Configurable dependencies mean that our dependencies are swappable. We should be able to swap any dependencies. Why? Because we are opportunistic, and are always on the lookout for improving our system. What used to be a very useful dependency may suddenly become a burden, or we may discover equally useful dependency that is much easier/cheaper to utilize. At that point, we should be able to simply swap the old dependency for the new one.
Alas, that is easier said than done. Many organizations get elated upon discovering a better, more reliable, less expensive dependency, but when they try to ditch the old one and plug in the new one, the system breaks. And that causes a lot of trepidation.
So, how do we enable our system to provide the much desired plug-and-play dependencies? At this point we don’t know any better model than Alistair Cockburn’s Hexagonal Architecture. Following Alistair’s model, we can easily enable our system to allow for plugging/unplugging various dependencies (i.e., we are free to entertain various options).

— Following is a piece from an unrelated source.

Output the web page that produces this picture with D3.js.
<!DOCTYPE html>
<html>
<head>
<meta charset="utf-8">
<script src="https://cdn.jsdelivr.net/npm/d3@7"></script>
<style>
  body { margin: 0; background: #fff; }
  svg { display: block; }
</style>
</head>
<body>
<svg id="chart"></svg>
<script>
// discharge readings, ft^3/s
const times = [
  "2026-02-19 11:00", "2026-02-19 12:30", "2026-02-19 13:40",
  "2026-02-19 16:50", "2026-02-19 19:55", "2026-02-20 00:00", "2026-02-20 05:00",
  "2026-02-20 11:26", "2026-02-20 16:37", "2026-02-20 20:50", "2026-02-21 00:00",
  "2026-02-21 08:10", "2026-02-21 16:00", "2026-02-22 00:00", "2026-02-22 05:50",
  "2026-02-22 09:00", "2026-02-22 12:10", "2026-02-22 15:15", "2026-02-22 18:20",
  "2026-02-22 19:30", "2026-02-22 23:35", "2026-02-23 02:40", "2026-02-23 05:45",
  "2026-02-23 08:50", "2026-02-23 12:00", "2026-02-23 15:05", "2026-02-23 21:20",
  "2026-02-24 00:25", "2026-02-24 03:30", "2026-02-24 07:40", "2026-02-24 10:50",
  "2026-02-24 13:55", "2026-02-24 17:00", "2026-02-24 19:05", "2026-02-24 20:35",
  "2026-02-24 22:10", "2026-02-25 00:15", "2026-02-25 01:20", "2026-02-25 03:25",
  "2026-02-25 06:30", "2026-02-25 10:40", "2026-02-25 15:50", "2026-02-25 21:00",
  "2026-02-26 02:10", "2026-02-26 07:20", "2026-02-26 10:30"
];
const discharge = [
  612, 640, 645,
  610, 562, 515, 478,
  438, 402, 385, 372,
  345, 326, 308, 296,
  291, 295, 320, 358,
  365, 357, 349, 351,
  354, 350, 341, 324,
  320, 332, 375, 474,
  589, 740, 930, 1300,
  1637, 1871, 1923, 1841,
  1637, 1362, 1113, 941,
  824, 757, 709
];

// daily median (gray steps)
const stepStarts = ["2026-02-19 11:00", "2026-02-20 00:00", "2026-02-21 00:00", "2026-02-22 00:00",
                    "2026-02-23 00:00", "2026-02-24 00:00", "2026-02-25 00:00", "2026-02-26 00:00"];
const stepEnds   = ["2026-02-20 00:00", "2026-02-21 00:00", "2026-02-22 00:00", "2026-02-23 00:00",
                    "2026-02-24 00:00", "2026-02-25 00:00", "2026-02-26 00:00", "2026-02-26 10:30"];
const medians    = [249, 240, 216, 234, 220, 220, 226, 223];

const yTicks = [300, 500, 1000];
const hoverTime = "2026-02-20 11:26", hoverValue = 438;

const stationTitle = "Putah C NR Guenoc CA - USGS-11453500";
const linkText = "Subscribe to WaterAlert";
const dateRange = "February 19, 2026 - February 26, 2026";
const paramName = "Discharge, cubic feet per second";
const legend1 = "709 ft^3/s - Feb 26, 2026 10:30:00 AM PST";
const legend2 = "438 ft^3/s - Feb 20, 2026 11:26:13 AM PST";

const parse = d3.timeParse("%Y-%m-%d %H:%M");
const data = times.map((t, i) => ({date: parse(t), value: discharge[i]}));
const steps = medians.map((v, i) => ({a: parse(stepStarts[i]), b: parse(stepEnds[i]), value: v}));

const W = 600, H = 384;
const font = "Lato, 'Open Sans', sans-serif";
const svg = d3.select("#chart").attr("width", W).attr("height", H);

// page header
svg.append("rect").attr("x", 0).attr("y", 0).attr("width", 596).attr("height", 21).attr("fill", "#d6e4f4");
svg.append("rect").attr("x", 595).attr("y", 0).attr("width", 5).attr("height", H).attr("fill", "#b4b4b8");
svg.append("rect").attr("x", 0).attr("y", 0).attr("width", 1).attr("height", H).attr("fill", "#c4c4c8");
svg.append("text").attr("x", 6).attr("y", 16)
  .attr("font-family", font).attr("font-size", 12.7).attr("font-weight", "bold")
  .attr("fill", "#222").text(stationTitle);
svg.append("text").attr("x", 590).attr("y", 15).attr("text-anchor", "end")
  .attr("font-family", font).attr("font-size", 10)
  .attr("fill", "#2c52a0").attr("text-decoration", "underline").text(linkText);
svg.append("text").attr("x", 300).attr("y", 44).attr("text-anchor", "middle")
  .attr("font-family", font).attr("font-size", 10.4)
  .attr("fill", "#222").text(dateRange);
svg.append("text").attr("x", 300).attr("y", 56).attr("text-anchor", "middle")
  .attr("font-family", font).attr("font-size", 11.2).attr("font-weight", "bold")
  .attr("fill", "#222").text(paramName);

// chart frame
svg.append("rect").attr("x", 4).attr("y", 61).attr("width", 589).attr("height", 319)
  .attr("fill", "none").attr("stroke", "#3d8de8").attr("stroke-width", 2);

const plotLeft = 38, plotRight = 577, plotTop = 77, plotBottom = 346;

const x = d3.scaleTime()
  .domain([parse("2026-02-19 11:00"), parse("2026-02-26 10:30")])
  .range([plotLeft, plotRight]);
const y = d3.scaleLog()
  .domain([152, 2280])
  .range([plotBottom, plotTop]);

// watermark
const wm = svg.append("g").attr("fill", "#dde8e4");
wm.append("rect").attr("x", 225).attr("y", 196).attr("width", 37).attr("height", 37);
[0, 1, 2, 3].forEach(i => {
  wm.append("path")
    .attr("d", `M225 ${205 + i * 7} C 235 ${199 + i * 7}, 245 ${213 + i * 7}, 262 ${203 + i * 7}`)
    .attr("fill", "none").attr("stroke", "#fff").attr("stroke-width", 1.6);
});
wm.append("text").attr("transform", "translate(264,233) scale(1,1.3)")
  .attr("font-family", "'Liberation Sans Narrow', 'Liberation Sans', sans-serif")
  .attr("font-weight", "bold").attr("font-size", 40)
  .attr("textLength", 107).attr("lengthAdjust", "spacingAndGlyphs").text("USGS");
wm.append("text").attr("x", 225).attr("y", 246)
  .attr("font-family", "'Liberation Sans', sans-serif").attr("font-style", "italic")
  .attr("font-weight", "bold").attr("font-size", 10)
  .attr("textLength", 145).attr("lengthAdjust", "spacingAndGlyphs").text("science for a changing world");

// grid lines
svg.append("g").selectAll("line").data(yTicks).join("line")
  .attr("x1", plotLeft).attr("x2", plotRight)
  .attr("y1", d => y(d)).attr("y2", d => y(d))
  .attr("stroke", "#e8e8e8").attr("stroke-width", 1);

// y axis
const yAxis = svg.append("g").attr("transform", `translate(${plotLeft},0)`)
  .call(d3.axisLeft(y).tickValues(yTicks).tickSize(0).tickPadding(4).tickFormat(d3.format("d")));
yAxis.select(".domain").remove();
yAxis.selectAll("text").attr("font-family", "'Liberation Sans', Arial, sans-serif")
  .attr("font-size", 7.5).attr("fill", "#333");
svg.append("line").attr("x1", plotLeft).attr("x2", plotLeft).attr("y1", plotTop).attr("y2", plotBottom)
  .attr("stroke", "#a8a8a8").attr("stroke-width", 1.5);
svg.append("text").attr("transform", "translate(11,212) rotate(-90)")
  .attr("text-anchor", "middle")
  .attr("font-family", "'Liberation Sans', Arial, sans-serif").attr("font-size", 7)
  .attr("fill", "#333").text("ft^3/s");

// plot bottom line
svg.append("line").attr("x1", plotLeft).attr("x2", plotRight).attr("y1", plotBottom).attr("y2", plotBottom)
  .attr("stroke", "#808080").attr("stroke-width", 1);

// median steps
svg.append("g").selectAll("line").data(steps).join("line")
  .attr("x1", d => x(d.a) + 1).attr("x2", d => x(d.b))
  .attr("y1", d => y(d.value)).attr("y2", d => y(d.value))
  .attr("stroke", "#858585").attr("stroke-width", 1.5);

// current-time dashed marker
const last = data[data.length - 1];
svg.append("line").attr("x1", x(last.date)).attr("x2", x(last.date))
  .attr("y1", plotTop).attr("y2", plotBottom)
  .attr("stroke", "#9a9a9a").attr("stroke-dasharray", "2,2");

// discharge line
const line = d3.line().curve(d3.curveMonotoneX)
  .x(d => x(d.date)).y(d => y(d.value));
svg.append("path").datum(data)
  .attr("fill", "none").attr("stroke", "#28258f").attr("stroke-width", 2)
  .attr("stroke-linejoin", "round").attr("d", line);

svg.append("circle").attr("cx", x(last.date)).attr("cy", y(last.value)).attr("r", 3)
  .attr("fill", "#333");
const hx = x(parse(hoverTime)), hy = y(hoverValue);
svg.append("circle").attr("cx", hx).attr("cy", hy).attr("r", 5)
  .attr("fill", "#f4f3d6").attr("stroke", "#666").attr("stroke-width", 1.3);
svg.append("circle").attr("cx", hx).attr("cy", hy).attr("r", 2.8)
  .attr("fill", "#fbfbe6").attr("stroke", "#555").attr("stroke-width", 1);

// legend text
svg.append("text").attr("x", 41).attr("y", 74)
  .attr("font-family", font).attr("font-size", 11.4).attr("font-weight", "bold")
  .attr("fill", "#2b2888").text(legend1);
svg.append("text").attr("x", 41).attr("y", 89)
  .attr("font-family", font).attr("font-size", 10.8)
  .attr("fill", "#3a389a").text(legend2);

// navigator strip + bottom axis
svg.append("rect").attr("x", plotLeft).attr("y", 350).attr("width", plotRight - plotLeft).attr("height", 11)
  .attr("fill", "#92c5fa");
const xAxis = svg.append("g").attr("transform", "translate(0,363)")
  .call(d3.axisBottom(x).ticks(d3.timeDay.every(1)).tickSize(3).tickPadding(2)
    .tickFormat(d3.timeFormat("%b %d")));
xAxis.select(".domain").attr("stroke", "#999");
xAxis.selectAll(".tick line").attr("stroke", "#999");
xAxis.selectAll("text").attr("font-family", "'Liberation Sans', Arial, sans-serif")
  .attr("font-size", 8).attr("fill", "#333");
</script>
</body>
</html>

We can achieve that without disrupting the processing logic that is governed by the business policy rules.
Technologies are volatile
Various technologies come and go. Only 20 years ago no one could’ve predicted smartphones, let alone the plethora of IoT devices. No one has the crystal ball, and not being able to see into the future, we cannot tell what surprisingly novel and unanticipated technical devices may arrive in our midst.
But our systems must be ready to turn on a dime and embrace these new technologies. We need to be able to leverage the improvements. Instead of being stuck as a hostage of some anachronistic tech and depending on the whims of third party vendors, we should design our systems to be flexible, resilient, easy to improve, easy to manage.
Hexagonal Architecture enables us to grow our system in any direction we find suitable while remaining open for swift and low-risk improvements.